Rows from a dataset of charts and code
━━━━

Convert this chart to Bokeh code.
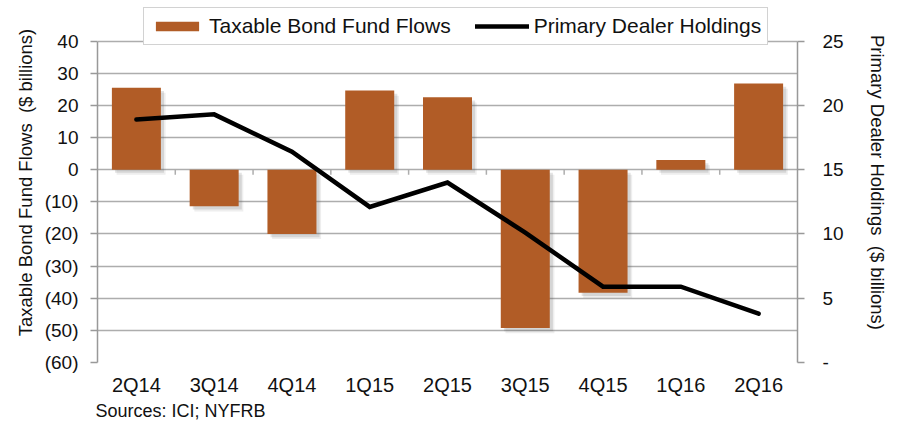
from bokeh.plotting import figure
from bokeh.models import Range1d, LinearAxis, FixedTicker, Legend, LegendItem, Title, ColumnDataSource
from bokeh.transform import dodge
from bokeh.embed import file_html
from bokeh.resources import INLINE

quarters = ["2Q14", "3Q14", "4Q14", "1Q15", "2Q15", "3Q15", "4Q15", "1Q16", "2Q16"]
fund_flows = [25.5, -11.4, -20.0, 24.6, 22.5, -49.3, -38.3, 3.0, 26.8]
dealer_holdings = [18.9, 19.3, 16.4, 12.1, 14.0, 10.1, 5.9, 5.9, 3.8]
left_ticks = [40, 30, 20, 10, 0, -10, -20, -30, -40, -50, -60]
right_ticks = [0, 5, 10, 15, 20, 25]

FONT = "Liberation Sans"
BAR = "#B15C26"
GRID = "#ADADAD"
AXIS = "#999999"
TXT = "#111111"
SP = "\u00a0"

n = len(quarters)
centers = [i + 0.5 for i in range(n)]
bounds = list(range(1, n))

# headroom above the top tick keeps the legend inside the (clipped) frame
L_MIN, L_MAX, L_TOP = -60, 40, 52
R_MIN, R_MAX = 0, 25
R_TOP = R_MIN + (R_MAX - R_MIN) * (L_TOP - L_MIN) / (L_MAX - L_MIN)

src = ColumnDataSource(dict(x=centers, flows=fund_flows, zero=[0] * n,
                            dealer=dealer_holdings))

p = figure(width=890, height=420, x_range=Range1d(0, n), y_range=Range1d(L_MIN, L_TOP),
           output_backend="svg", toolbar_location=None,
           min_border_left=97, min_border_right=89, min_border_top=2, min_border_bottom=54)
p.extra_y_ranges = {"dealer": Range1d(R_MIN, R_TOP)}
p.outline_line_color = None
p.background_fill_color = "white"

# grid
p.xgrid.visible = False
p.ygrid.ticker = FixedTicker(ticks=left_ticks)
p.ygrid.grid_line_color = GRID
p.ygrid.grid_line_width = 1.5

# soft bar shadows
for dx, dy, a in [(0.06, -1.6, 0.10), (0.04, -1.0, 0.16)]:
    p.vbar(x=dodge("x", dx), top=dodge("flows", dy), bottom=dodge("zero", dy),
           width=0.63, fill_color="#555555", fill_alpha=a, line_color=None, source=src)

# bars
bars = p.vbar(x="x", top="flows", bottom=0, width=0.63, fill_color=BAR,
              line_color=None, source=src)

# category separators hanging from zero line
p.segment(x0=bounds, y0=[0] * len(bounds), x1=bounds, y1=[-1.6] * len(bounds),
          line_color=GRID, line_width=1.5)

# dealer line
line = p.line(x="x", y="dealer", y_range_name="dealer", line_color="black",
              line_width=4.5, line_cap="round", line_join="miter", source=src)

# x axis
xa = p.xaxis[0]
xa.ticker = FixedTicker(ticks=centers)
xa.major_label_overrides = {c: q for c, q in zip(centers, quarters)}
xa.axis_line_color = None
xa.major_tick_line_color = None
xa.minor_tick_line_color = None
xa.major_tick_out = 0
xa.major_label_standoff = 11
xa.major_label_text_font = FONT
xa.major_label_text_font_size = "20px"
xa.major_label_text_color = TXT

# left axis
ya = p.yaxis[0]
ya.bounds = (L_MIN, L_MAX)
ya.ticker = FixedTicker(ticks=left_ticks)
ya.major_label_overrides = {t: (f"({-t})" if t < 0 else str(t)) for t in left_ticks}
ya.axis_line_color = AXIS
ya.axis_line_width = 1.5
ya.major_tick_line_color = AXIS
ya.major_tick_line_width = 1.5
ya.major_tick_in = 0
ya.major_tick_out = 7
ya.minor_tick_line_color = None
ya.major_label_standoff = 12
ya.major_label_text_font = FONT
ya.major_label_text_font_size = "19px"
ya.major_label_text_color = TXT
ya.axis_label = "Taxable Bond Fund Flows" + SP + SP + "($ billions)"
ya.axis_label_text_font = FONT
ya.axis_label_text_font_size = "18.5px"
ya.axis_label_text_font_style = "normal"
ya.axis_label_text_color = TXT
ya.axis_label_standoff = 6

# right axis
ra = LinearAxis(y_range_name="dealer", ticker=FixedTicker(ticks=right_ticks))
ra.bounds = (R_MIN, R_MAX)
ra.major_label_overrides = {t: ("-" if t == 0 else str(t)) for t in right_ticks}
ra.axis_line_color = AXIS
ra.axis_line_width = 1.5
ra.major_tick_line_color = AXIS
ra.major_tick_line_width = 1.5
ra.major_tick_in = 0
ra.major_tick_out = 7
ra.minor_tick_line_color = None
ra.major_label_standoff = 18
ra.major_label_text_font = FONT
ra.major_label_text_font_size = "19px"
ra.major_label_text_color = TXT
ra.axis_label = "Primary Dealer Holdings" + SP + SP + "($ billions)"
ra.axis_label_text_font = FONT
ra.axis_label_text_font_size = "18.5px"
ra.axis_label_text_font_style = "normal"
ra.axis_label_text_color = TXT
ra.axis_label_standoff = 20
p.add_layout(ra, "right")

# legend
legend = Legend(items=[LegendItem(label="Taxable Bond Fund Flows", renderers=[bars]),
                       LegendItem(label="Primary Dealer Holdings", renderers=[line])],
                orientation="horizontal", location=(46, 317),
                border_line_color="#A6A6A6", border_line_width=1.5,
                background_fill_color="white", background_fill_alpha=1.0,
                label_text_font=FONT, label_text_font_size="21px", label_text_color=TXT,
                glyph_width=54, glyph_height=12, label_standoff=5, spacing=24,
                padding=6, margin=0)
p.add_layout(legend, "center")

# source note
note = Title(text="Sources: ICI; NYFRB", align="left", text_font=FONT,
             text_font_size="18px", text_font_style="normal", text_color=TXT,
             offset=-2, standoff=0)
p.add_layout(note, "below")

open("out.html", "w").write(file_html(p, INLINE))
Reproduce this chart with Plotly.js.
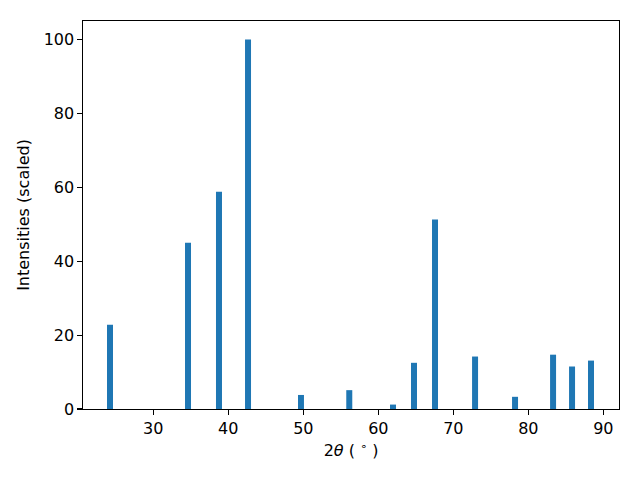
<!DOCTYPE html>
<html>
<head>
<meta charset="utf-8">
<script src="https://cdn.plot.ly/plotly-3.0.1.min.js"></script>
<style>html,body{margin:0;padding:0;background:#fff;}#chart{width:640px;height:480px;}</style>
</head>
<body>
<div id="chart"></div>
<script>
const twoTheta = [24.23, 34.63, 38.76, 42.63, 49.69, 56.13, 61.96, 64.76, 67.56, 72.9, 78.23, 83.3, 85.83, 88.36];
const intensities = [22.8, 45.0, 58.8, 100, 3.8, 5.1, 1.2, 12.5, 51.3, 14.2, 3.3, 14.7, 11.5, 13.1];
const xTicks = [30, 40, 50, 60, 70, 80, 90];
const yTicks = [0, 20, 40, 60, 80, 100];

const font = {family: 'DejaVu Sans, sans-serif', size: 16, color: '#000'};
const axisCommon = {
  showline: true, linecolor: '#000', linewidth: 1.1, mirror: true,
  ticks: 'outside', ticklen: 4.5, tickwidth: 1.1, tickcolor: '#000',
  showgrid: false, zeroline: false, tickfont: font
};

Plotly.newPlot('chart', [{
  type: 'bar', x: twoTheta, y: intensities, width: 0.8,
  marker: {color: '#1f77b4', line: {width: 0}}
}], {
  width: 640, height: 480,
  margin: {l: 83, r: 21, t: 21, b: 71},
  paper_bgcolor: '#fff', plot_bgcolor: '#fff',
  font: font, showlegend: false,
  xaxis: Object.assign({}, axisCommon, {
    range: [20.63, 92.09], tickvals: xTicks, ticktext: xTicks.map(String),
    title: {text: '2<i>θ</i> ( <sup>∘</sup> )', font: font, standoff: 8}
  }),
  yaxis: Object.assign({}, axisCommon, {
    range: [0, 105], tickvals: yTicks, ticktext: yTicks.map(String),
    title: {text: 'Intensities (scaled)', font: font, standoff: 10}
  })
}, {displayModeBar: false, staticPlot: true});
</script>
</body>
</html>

━━━━

Requirements: Take the stretch from the line containing "Reproduce this chart with Plotly.js." through the line containing "const yTicks = [0, 20, 40, 60, 80, 100];" and reproduce it exactly, both ends included. Omit the pictures.

Output of the task:
Reproduce this chart with Plotly.js.
<!DOCTYPE html>
<html>
<head>
<meta charset="utf-8">
<script src="https://cdn.plot.ly/plotly-3.0.1.min.js"></script>
<style>html,body{margin:0;padding:0;background:#fff;}#chart{width:640px;height:480px;}</style>
</head>
<body>
<div id="chart"></div>
<script>
const twoTheta = [24.23, 34.63, 38.76, 42.63, 49.69, 56.13, 61.96, 64.76, 67.56, 72.9, 78.23, 83.3, 85.83, 88.36];
const intensities = [22.8, 45.0, 58.8, 100, 3.8, 5.1, 1.2, 12.5, 51.3, 14.2, 3.3, 14.7, 11.5, 13.1];
const xTicks = [30, 40, 50, 60, 70, 80, 90];
const yTicks = [0, 20, 40, 60, 80, 100];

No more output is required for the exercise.